Dear Robin Williams,
As I look out the window, wiping the tears off my face, I see that the clouds are moving north and slightly west. Even the clouds know that today is a fucked up day and nothing again will ever be the same. I just read the news. Well, about 30 minutes ago. We all thought it was a hoax. We hoped it was a hoax. But it isn’t. You’re gone. You’re actually gone.
Friends of mine, grown women and men, are also in tears. We’re all feeling pain and loss. Bewilderment and confusion. No. We think. Not another one. And certainly not you. You’re one too many.
You made us laugh. First, as Mork. Then as Aladin‘s Genie. As Mrs. Doubtfire. As Armand in The Bird Cage.
You made us feel. As Adrian in Good Morning, Vietnam. As John Keating in Dead Poet Society. As Perry in The Fisher King. As Sean Maguire in Good Will Hunting. And in over 100 roles over your nearly four decade career.

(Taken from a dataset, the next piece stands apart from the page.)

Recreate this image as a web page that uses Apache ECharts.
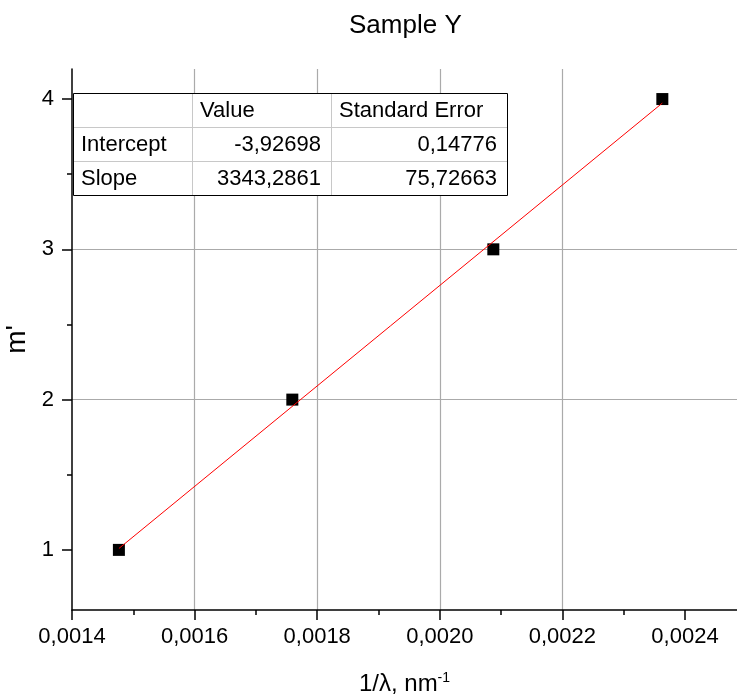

In the roles where you touched us most, you were the proverbial fish out water. That odd duck that marched to his own beat. The one that at first the masses reject. The one that the in-crowd would never consider as one of their own. The alien. The gay father. The straight father trying to win his family back. The teacher who want to teach his students to think for themselves. And the college professor who believes in the janitor kid who’s too cocky for his own good.
You had this power, as an actor, to walk into any absurd outsider role, within an even more absurd situation, and win your audience over by teaching us that humanity sometimes comes in disguise. That when we stop judging and assuming and pretending that we know the ways of the world, and how people are supposed to be, when we learn to walk the earth with our eyes and and our hearts open, that’s where the humanity will meet us. That’s where you met us. You, Mr. Williams, taught us to do that.
In a meshugi world, you were the mench.
Between 2013 and 2014, we’ve lost way too many menches. James Gandolfini. Roger Ebert. Philip Seymour Hoffman. And, now you. None of you left us due to natural causes. All of you left way too early. True, your massive collective cultural contribution is a legacy that gave us so much goodness. But I’m going to be selfish right now and say this: I wanted more. I wanted more of your improv scarf routines, where you could, in 30 seconds, create 10 different characters with one piece of fabric. I wanted more Patch Adams tete-a-tete debate between you and Hoffman. I wanted at least one comedy with you and Gandolfini. And I wanted Roger Ebert to review every single one of these films and tell me how amazing all of you are in them.
Our world is in a frightening state right now. And we turned to each of you to give us the certainty of great performances. You see, at a time when we can’t count on the world, we could always count on you. Your nervous energy. The twinkle in your eyes. The genius that ran through your Chicago DNA.
Back in fall 1996, when I still lived in your birth city, while one business trip to Jersey, I once stood behind you in an airport food line. I had no idea it was you until I saw the clues: The Mrs. Doubtfire jacket and the Jimanji bag. Or was it the other way around? You were twitching a little. Ok, a lot. Not very tall. I wasn’t quite sure it was still you, but then I leaned in, on the side, and saw your very hairy arms and very expensive eye glasses. I so wanted to say hello. But I was star-struck. Standing in line behind Mork. As small as your body frame was, your presence was massive.
Today, it’s more massive than it’s every been. And for all the wrong reasons. I’m listening to The Departed soundtrack writing this and I feel like every single song is about you. The clouds, now darker, still move quickly north, against pattern. Perhaps they’ve moving swiftly to meet you.